I try desperately to conquer the transitory nature of my existence, to trap moments before they evanesce, to untangle the confusion of my past . . . to elucidate the ancient secrets of my childhood, to define my identity, to create my own legend. In the end, the only thing we have in abundance is the memory we have woven. (Allende, 2001, pp. 303–304)
Autobiographical memory is best defined as the construction of a coherent narrative woven from the fleeting memories of our past experiences. Through telling and sharing our stories with ourselves and others, we reconstruct and reinterpret what happened in ways that provide an evolving sense of meaning and narrative identity: who we are over time. More provocatively, although autobiographical memory is defined as memories of one’s own experiences, individual life narratives incorporate and integrate cultural interpretative frameworks. In a very real sense, autobiographical memory is memory beyond the individual to include how an individual life is understood, modulated, and transformed through socially and culturally constructed narratives.
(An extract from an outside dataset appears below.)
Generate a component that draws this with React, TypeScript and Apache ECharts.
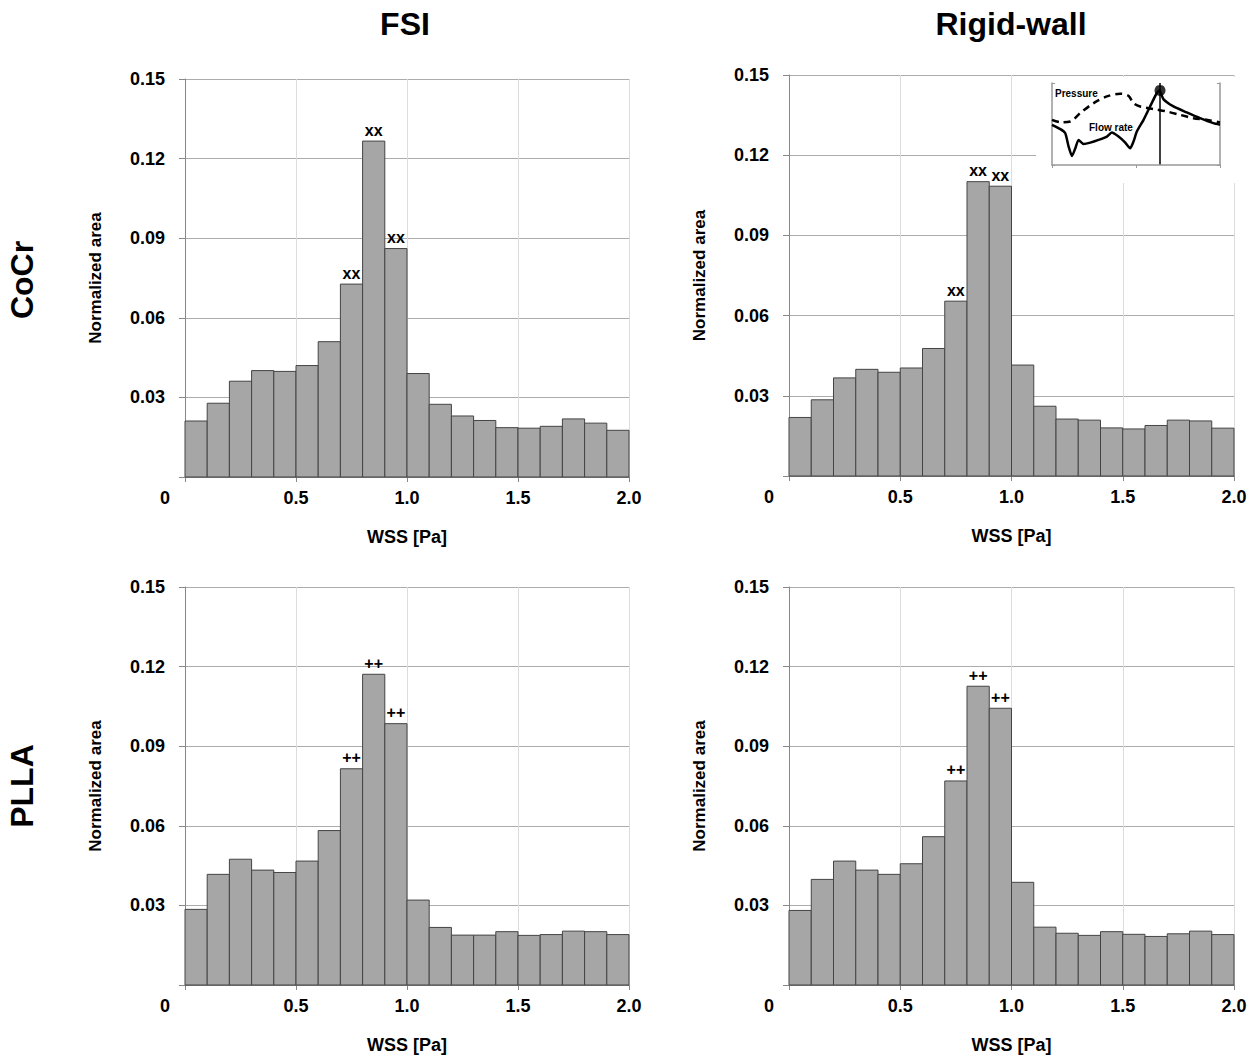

In this chapter, I present an overview of the development of autobiographical memory from a sociocultural developmental perspective. I make two related arguments. First, I argue that the emergence of autobiographical memory during the preschool years depends on the development of a subjective perspective (what Tulving, 2002, has called autonoetic consciousness). A subjective perspective is the ability to link mental states across time to create a continuous sense of inner subjectivity (James’ [1890] stream of consciousness). Second, I argue that autobiographical memory continues to develop through middle childhood and adolescence, as individuals begin to compose a personal timeline. Personal timelines are constructed from life scripts (Berntsen and Rubin, 2004) and master narratives (McAdams, 2004) that define what a life looks like, how it should be lived, and how it should be evaluated. These life scripts and master narratives provide both structural and moral frameworks for constructing an individual life narrative in ways that produce autobiography in the true sense of the word, a biography of one’s own life interwoven with sociocultural events and the lives of others (Fivush, 2008, 2010a, 2010b). Before delving into these arguments in more detail, I first set the stage by defining autobiographical memory and providing an overview of the sociocultural theory of autobiographical memory development.